Als Landwirt und Afrikaner möchte ich mich dem Thema aus der Perspektive des globalen Südens nähern. Die industrielle Nahrungsmittelproduktion, die größtenteils im globalen Norden praktiziert wird, basiert auf ausbeuterischen Aktivitäten im globalen Süden. Sie heizt die Klimakrise durch den massiven Einsatz von Pflanzenschutzmitteln in riesigen Monokulturen und Fabrikfarmen an. Monokulturen, also große Flächen mit nur einer einzigen Pflanzenart wie zum Beispiel Soja oder Mais, machen die Pflanzen anfällig für den Befall mit Schädlingen und somit den Einsatz großer Mengen an Pflanzenschuttmitteln (Pestiziden) erforderlich. Das hat länderübergreifend Folgen. So sind beispielsweise 30 Prozent der in Brasilien zugelassenen Pestizidwirkstoffe in der EU verboten. Zugleich werden viele der im globalen Süden verwendeten Chemikalien aus Europa importiert. Und in Ostafrika werden viele extrem gefährliche Pestizide inzwischen im Rahmen von Subventionen importiert.
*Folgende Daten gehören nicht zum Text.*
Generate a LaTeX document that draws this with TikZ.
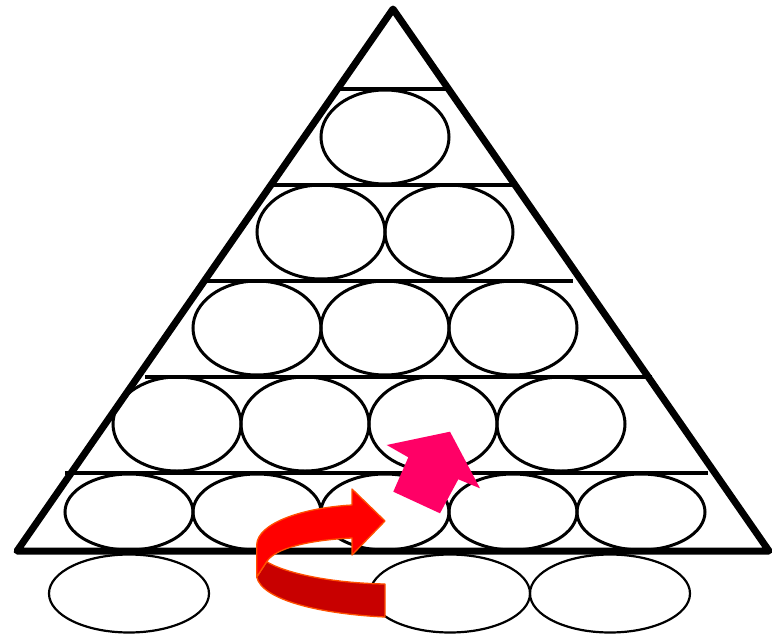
\documentclass[tikz,border=0pt]{standalone}
\begin{document}
\begin{tikzpicture}[x=1pt,y=-1pt,
  tri/.style={line width=7pt,line join=round,line cap=round},
  shelf/.style={line width=3.6pt},
  cell/.style={line width=3pt},
  base/.style={line width=2.2pt},
  redfront/.style={fill=red,draw={rgb,255:red,255;green,80;blue,0},line width=1.3pt,line join=round},
  redback/.style={fill={rgb,255:red,200;green,0;blue,0},draw={rgb,255:red,255;green,80;blue,0},line width=1.3pt,line join=round},
  pinkarrow/.style={fill={rgb,255:red,255;green,0;blue,102},draw=none}]
\fill[white] (0,0) rectangle (772,635);
\useasboundingbox (0,0) rectangle (772,635);
% shelves
\draw[shelf] (336,89) -- (449,89);
\draw[shelf] (273,185) -- (514,185);
\draw[shelf] (207,281) -- (573,281);
\draw[shelf] (145,377) -- (652,377);
\draw[shelf] (65,473) -- (708,473);
% cells
\draw[cell] (385,137) ellipse [x radius=64,y radius=47];
\foreach \cx in {321,449} \draw[cell] (\cx,232) ellipse [x radius=64,y radius=47];
\foreach \cx in {257,385,513} \draw[cell] (\cx,328) ellipse [x radius=64,y radius=47];
\foreach \cx in {177,305,433,561} \draw[cell] (\cx,424) ellipse [x radius=64,y radius=47];
\foreach \cx in {129,257,385,513,641} \draw[cell] (\cx,512) ellipse [x radius=64,y radius=38];
% base ellipses
\foreach \cx in {129,450,610} \draw[base] (\cx,593.5) ellipse [x radius=80,y radius=39];
% triangle
\draw[tri] (393,9) -- (769,551) -- (17,551) -- cycle;
% red u-turn arrow
\draw[redback] (256.7,577) -- (266.7,561.7) .. controls (285,573) and (330,583) .. (385,584) -- (385,617) .. controls (320,614) and (262,600) .. (256.7,577) -- cycle;
\draw[redfront] (256.7,577) -- (256.7,545) .. controls (257,524) and (300,508) .. (352,505) -- (352,489) -- (385,521) -- (352,555) -- (352,538) .. controls (310,540) and (275,548) .. (266.7,561.7) -- cycle;
% pink arrow
\fill[pinkarrow] (393.3,491.7) -- (408.3,457.3) -- (386.7,445) -- (450,431.7) -- (480,488.3) -- (458.3,479.3) -- (440,513.3) -- cycle;
\end{tikzpicture}
\end{document}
Hinter den Monokulturen im industriellen Maßstab steht die Vorstellung, es sei für den Export notwendig, die entsprechenden Pflanzen in riesigen Mengen anzubauen. Dies wiederum begünstigt Großgrundbesitzer, die sich oft durch Landgrabbing, also illegale Maßnahmen, Boden zu eigen machen. Der Sojaanbau beispielsweise nimmt heute mehr als die Hälfte der brasilianischen landwirtschaftlichen Flächen ein. Er ist eine der Hauptursachen für die Entwaldung des Amazonasgebiets und auch für schwerwiegende Landkonflikte verantwortlich. Eine Studie von 2023 zeigt, dass mindestens 500 Sojafarmen indigenes Land überlagern. Wir sprechen hier von mehr als 75 Tausend Hektar Boden, eine Fläche, die Ländern wie Singapur oder Bahrain entspricht. © Marco Del Comune.JPG

Die EU sollte die Verantwortung für die gesamte globale Lieferkette übernehmen, also auch für importierte Lebensmittel. Sie darf nicht die Augen vor Praktiken verschließen, die zu Pestizidvergiftungen, Umweltzerstörung und Landraub in den Erzeugerländern führen. Slow Food Europa und insbesondere Slow Food Deutschland sensibilisieren die Verbraucher*innen für dieses Thema. Der von Slow Food und den EU-Partnern herausgegebene internationale Bericht »Double standards on our plates « (»Gleiche Standards für alle Lebensmittel « lautet der Titel in Deutschland) zeigt nicht nur Regelungslücken bei den Importstandards für EU-Drittländer auf. Es wurde auch ein Appell an die neuen EU-Kommissare gerichtet, Doppelstandards in der EU-Handelspolitik zu beseitigen.

Durch die Einführung von sogenannten Spiegelmaßnahmen bei den Standards für Importe, kann die EU die Umstellung auf eine nachhaltige Landwirtschaft nicht nur in der EU, sondern auch im globalen Süden vorantreiben und unterstützen. Die Festlegung von Importstandards, die der Umwelt, den Tieren und der Gesundheit der Menschen in den Erzeugerländern zugutekommen, würde Kleinbauern, die gute, saubere und faire Lebensmittel produzieren, auch einen Vorteil beim Zugang zu den EU-Märkten ermöglichen. Derzeit sind es vor allem die großen Konzerne, die für den Export produzieren und leicht Zugang zu den europäischen Märkten bekommen. Doch für Kleinbauern sollten dieselben Bedingungen gelten. Deshalb ist es wichtig, die Spiegelmaßnahmen unter Berücksichtigung der Kosten, die auch Kleinbauern stemmen können, und in einem realistischen Zeitrahmen umzusetzen, um kleine landwirtschaftliche Betriebe nicht zu benachteiligen. Lebensmittel wie auch die ihnen zugrundeliegende Natur ist per Definition grenzenlos. Wir können darum nur dann in den Genuss guter Lebensmittel kommen, wenn wir länderübergreifend zusammenarbeiten − jenseits jeglichen wirtschaftlichen Nationalismus'.